Why the gap between corporate and government bond yields is one of the most honest market risk signals.

5 min read·Published Mar 2026

Credit spreads — the difference in yield between corporate bonds and risk-free government bonds of the same maturity — measure the premium investors require to accept default risk. When spreads widen, the bond market is pricing in higher probability of corporate default and economic stress. When spreads are tight, the market is pricing in benign conditions. Spreads often move ahead of equity markets in identifying macro deterioration.

How credit spreads work

A 10-year US Treasury bond currently yields, say, 4.2%. A 10-year corporate bond from a BBB-rated issuer might yield 5.1%. The spread is 90 basis points (0.9%). This 90bps represents the market's compensation for the additional risks of holding corporate debt: default risk, liquidity risk, and uncertainty about recovery in the event of default.

Spreads vary dramatically by credit quality. Investment grade bonds (BBB and above) trade at tighter spreads — the market assigns low default probability. High yield bonds (rated below BBB) trade at significantly wider spreads, reflecting meaningfully higher default risk. The high yield spread is particularly sensitive to economic cycle changes because these companies are most vulnerable to downturns.

Historical spread levels and what they signal

Investment grade spreads: below 100bps = benign, 100-200bps = caution, above 200bps = stress (peaked at 620bps during 2008 GFC).

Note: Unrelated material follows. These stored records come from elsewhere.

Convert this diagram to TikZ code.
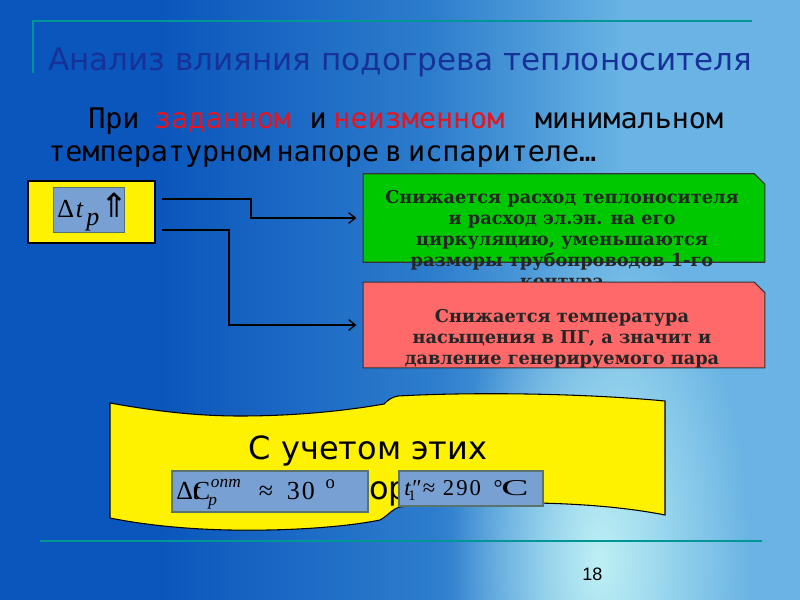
\documentclass[tikz,border=0pt]{standalone}
\usepackage{fontspec}
\usepackage{graphicx}
\setmainfont{Liberation Serif}
\newfontfamily\titlefont{DejaVu Sans}
\newfontfamily\monofont{DejaVu Sans Mono}
\newfontfamily\boxfont{DejaVu Serif}
\newfontfamily\symfont{DejaVu Sans}
\newfontfamily\pagefont{Liberation Sans}
\usetikzlibrary{arrows.meta,fadings}

\definecolor{bgdark}{RGB}{10,86,188}
\definecolor{bgmid}{RGB}{45,125,205}
\definecolor{bglight}{RGB}{105,180,228}
\definecolor{bgright}{RGB}{55,135,208}
\definecolor{glow}{RGB}{190,240,245}
\definecolor{rule}{RGB}{0,150,150}
\definecolor{titleblue}{RGB}{22,50,152}
\definecolor{hotred}{RGB}{230,20,30}
\definecolor{boxgreen}{RGB}{0,200,0}
\definecolor{boxred}{RGB}{255,105,105}
\definecolor{fmlblue}{RGB}{120,160,210}
\definecolor{fmledge}{RGB}{90,115,110}

\pgfdeclarehorizontalshading{slidebg}{100bp}{color(0bp)=(bgdark); color(35bp)=(bgdark);
  color(52bp)=(bgmid); color(64bp)=(bglight); color(76bp)=(bglight); color(100bp)=(bgright)}
\tikzfading[name=glowfade, inner color=transparent!0, outer color=transparent!100]

\begin{document}
\begin{tikzpicture}[x=0.75pt,y=-0.75pt,
  link/.style={line width=2pt,-{Straight Barb[length=5pt,width=8pt,line width=1pt]},shorten >=5pt},
  fml/.style={fill=fmlblue,draw=fmledge,line width=0.8pt},
  bold box/.style={font=\boxfont\bfseries\fontsize{13.3}{15.8}\selectfont,align=center,text=black!85},
  subline/.style={anchor=base west,inner sep=0,font=\monofont\fontsize{21.3}{24}\selectfont}]

\useasboundingbox (0,0) rectangle (800,600);

%background
\shade[shading=slidebg] (0,0) rectangle (800,600);
\fill[glow,path fading=glowfade] (600,560) ellipse (150 and 330);

%rules
\draw[rule,line width=1.6pt] (33,73) -- (33,21) -- (752,21);
\draw[rule,line width=1.6pt] (40,541) -- (762,541);

%title
\node[anchor=base west,inner sep=0,text=titleblue,
  font=\titlefont\fontsize{23.3}{27}\selectfont] (title) at (48,70)
  {Анализ влияния подогрева теплоносителя};

%subtitle
\node[subline] (sub1) at (88,128)
  {При\hspace{11pt}\textcolor{hotred}{заданном}\hspace{14pt}и\hspace{5pt}%
   \textcolor{hotred}{неизменном}\hspace{23pt}минимальном};
\node[subline] (sub2) at (48,161)
  {температурном\hspace{4.5pt}напоре\hspace{4.5pt}в\hspace{4.5pt}испарителе…};

%delta t box
\draw[fill=yellow,line width=1pt] (28,181) rectangle (155,243);
\node[fml,minimum width=53pt,minimum height=34pt,inner sep=0] (dtbox) at (89,210) {};
\node[anchor=base west,inner sep=0,font=\fontsize{19.5}{20}\selectfont] (dt) at (57,217)
  {Δ\hspace{1.5pt}\textit{t}\hspace{2pt}\raisebox{-6pt}{\textit{p}}\hspace{1pt}{\symfont\fontsize{25}{25}\selectfont ⇑}};

%green and red boxes
\node[minimum width=301pt,minimum height=66pt,inner sep=0] (green) at (564,218) {};
\draw[fill=boxgreen,draw=black!80,line width=0.8pt]
  (green.south west) -- (green.north west) -- ([xshift=-8pt]green.north east)
  -- ([yshift=-8pt]green.north east) -- (green.south east) -- cycle;
\node[bold box,anchor=north,inner sep=0] (greentext) at (562,190)
  {Снижается расход теплоносителя\\и расход эл.эн. на его\\циркуляцию, уменьшаются\\
   размеры трубопроводов 1-го\\контура};

\node[minimum width=301pt,minimum height=64pt,inner sep=0] (red) at (564,325) {};
\draw[fill=boxred,draw=black!80,line width=0.8pt]
  (red.south west) -- (red.north west) -- ([xshift=-8pt]red.north east)
  -- ([yshift=-8pt]red.north east) -- (red.south east) -- cycle;
\node[bold box,anchor=north,inner sep=0] (redtext) at (562,309)
  {Снижается температура\\насыщения в ПГ, а значит и\\давление генерируемого пара};

%connectors
\coordinate (s1) at (162,199);
\coordinate (k1) at (251,199);
\coordinate (s2) at (162,230);
\coordinate (k2) at (229,230);
\draw[link] (s1) -- (k1) |- (green.west);
\draw[link] (s2) -- (k2) |- (red.west);

%wave banner
\draw[fill=yellow,line width=0.8pt]
  (110,403) .. controls (160,412) and (200,416) .. (240,416)
  .. controls (300,416) and (350,410) .. (384,404)
  .. controls (388,400) and (392,397) .. (398,396)
  .. controls (470,392) and (580,393) .. (665,401)
  -- (665,515)
  .. controls (620,506) and (560,502) .. (500,503)
  .. controls (460,503) and (420,504) .. (400,507)
  .. controls (392,509) and (390,514) .. (380,520)
  .. controls (340,528) and (280,531) .. (230,530)
  .. controls (180,529) and (140,524) .. (110,518) -- cycle;

\node[anchor=base,inner sep=0,font=\titlefont\fontsize{24}{28}\selectfont] (ban1) at (368,459)
  {С учетом этих};
\node[anchor=base,inner sep=0,font=\titlefont\fontsize{24}{28}\selectfont] (ban2) at (366,499)
  {факторов};

%formula boxes
\draw[fml] (172,471) rectangle (368,512);
\node[anchor=base west,inner sep=0,font=\fontsize{19.5}{20}\selectfont] (f1) at (176,499)
  {\rlap{Δ\textit{t}}\rlap{\hspace{12.5pt}C}%
   \rlap{\hspace{24pt}\raisebox{-5pt}{\fontsize{13}{14}\selectfont\textit{p}}}%
   \rlap{\hspace{26pt}\raisebox{9pt}{\fontsize{13}{14}\selectfont\textit{опт}}}%
   \rlap{\hspace{62pt}≈}\rlap{\hspace{83pt}3\kern1.5pt0}%
   \hspace{112pt}\raisebox{8pt}{\fontsize{14}{14}\selectfont o}};

\draw[fml] (399,471) rectangle (543,506);
\node[anchor=base west,inner sep=0,font=\fontsize{17}{18}\selectfont] (f2) at (404,495)
  {\rlap{\textit{t}}\rlap{\hspace{3pt}\raisebox{-4pt}{\fontsize{11}{12}\selectfont 1}}%
   \rlap{\hspace{6pt}″}\rlap{\hspace{14pt}≈}\rlap{\hspace{29pt}2\kern1.5pt9\kern1.5pt0}%
   \hspace{67pt}°\kern-1pt\scalebox{1.8}[1]{C}};

%page number
\node[anchor=base west,inner sep=0,font=\pagefont\fontsize{13.5}{14}\selectfont] (page) at (582,580) {18};

\end{tikzpicture}
\end{document}
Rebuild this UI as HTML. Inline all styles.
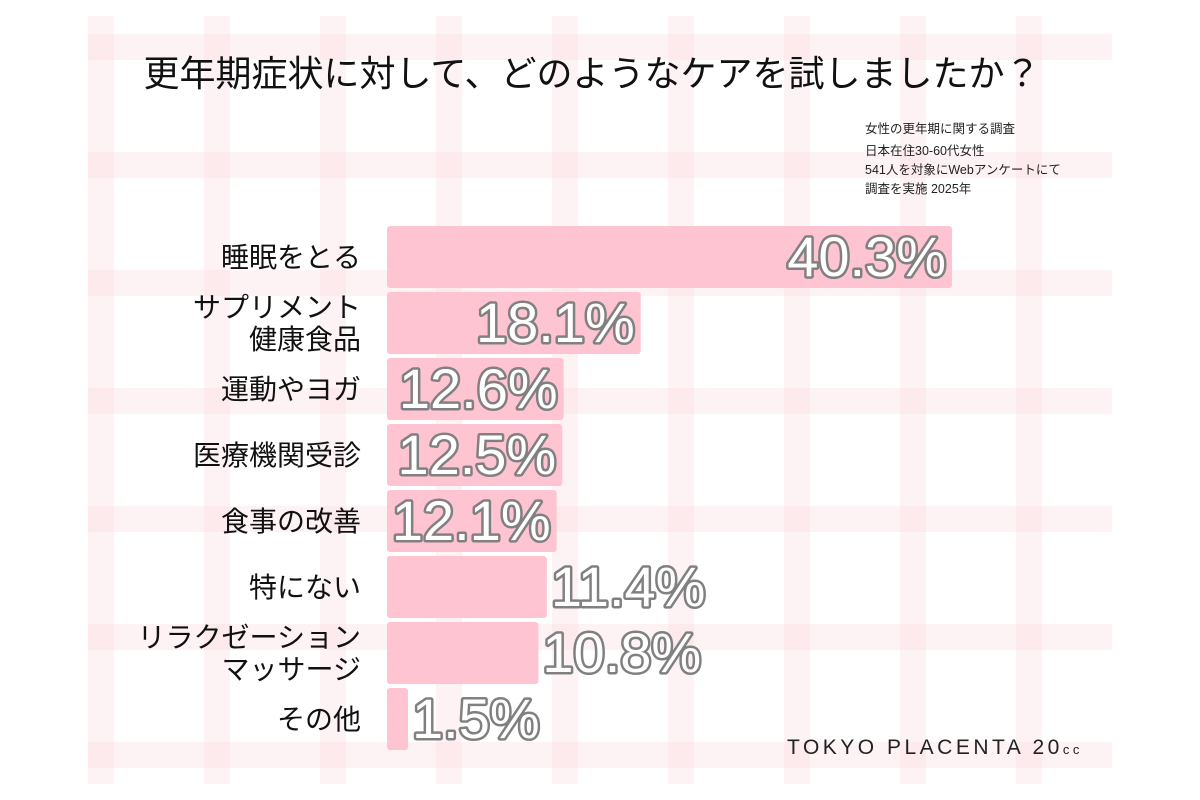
<!DOCTYPE html>
<html><head><meta charset="utf-8"><style>
html,body{margin:0;padding:0;background:#fff;width:1200px;height:800px;overflow:hidden}
svg text{font-family:"Liberation Sans","Noto Sans CJK JP",sans-serif}
</style></head><body>
<svg id="chart" width="1200" height="800" viewBox="0 0 1200 800" xmlns="http://www.w3.org/2000/svg">
<g id="bg"></g>
<text x="592" y="86" text-anchor="middle" font-size="36" fill="#111">更年期症状に対して、どのようなケアを試しましたか？</text>
<g font-size="12.5" fill="#222">
<text x="865" y="133">女性の更年期に関する調査</text>
<text x="865" y="155">日本在住30-60代女性</text>
<text x="865" y="174">541人を対象にWebアンケートにて</text>
<text x="865" y="193">調査を実施 2025年</text>
</g>
<g id="bars"></g>
<text x="787" y="754" font-size="21" letter-spacing="3.5" fill="#222">TOKYO PLACENTA 20<tspan font-size="13">cc</tspan></text>
</svg>
<script>
const categories = [["睡眠をとる"],["サプリメント","健康食品"],["運動やヨガ"],["医療機関受診"],["食事の改善"],["特にない"],["リラクゼーション","マッサージ"],["その他"]];
const values = [40.3,18.1,12.6,12.5,12.1,11.4,10.8,1.5];
const valueLabels = ["40.3%","18.1%","12.6%","12.5%","12.1%","11.4%","10.8%","1.5%"];
const insideFlags = [true,true,true,true,true,false,false,false];

const NS="http://www.w3.org/2000/svg";
const x0=387, pxPer=565/40.3, top0=226, pitch=66, bh=62;
function xScale(v){return v*pxPer;}
function yScale(i){return top0+i*pitch;}

const bg=document.getElementById('bg');
const panel=document.createElementNS(NS,'rect');
panel.setAttribute('x',88);panel.setAttribute('y',16);panel.setAttribute('width',1024);panel.setAttribute('height',768);panel.setAttribute('fill','#fff');


bg.appendChild(panel);
for(let x=88;x<1112;x+=116){
  const r=document.createElementNS(NS,'rect');
  r.setAttribute('x',x);r.setAttribute('y',16);r.setAttribute('width',26);r.setAttribute('height',768);r.setAttribute('fill','#f9dfe3');r.setAttribute('opacity','0.4');
  
  
  bg.appendChild(r);
}
for(let y=34;y<784;y+=118){
  const r=document.createElementNS(NS,'rect');
  r.setAttribute('x',88);r.setAttribute('y',y);r.setAttribute('width',1024);r.setAttribute('height',26);r.setAttribute('fill','#f9dfe3');r.setAttribute('opacity','0.4');
  
  
  bg.appendChild(r);
}

const g=document.getElementById('bars');
values.forEach((v,i)=>{
  const y=yScale(i), w=xScale(v);
  const r=document.createElementNS(NS,'rect');
  r.setAttribute('x',x0);r.setAttribute('y',y);r.setAttribute('width',w);r.setAttribute('height',bh);r.setAttribute('rx',3);r.setAttribute('fill','#ffc4d2');
  
  
  g.appendChild(r);
  const lines=categories[i];
  lines.forEach((s,j)=>{
    const t=document.createElementNS(NS,'text');
    const cy=y+bh/2+10+(lines.length===2?(j===0?-16:16):0);
    t.setAttribute('x',361);t.setAttribute('y',cy);t.setAttribute('text-anchor','end');t.setAttribute('font-size','28');t.setAttribute('fill','#111');
    t.textContent=s;
    
    
    g.appendChild(t);
  });
  const vt=document.createElementNS(NS,'text');
  const inside=insideFlags[i];
  vt.setAttribute('x',inside?x0+w-6:x0+w+4);
  vt.setAttribute('y',y+bh/2+19);
  vt.setAttribute('text-anchor',inside?'end':'start');
  vt.setAttribute('font-size','56');
  vt.setAttribute('fill','#fff');
  vt.setAttribute('stroke','#808080');
  vt.setAttribute('stroke-width','5');
  vt.setAttribute('stroke-linejoin','round');
  vt.setAttribute('paint-order','stroke');
  vt.textContent=valueLabels[i];
  
  
  g.appendChild(vt);
});
</script>
</body></html>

High yield spreads: below 300bps = complacency, 300-500bps = normal cycle risk, 500-700bps = elevated stress, above 700bps = crisis (peaked at 1,875bps in December 2008, reached 1,100bps in March 2020).

The speed of spread widening matters as much as the level. A sudden widening from 400bps to 800bps in two weeks — as occurred in March 2020 — signals acute liquidity stress and a flight-to-quality panic.

Why credit spreads lead equity markets

Bond investors tend to be more analytically rigorous about credit quality and economic cycle positioning than equity investors, partly because their upside is capped (they receive contractual coupon and principal) while their downside is not (default means potential total loss). This asymmetry creates systematic vigilance.

Historically, credit spreads have widened 2-6 months before equity markets peaked in major cycles. In 2007, high yield spreads began widening in June; the S&P 500 peaked in October. In 2000, investment grade spreads began widening before the full dot-com collapse. The bond market tends to see credit deterioration first because it is closer to the balance sheets where deterioration appears.

Portfolio implications of current spread levels

Current high yield spreads near 320bps reflect optimistic pricing — below the long-run average — despite elevated interest rates and macro uncertainty. This tight spread environment has two implications for portfolio construction.

First, high yield bonds offer limited additional compensation for the credit risk they carry relative to historical norms. The risk/reward of holding high yield versus investment grade or government bonds is unfavorable by historical standards.

Second, tight credit spreads, like low VIX, create an environment where downside insurance is relatively cheap. Portfolio stress testing against a scenario involving significant spread widening reveals how much of a portfolio's "bond allocation" is genuinely defensive versus simply a lower-volatility equity proxy.

Not financial advice. Educational content only.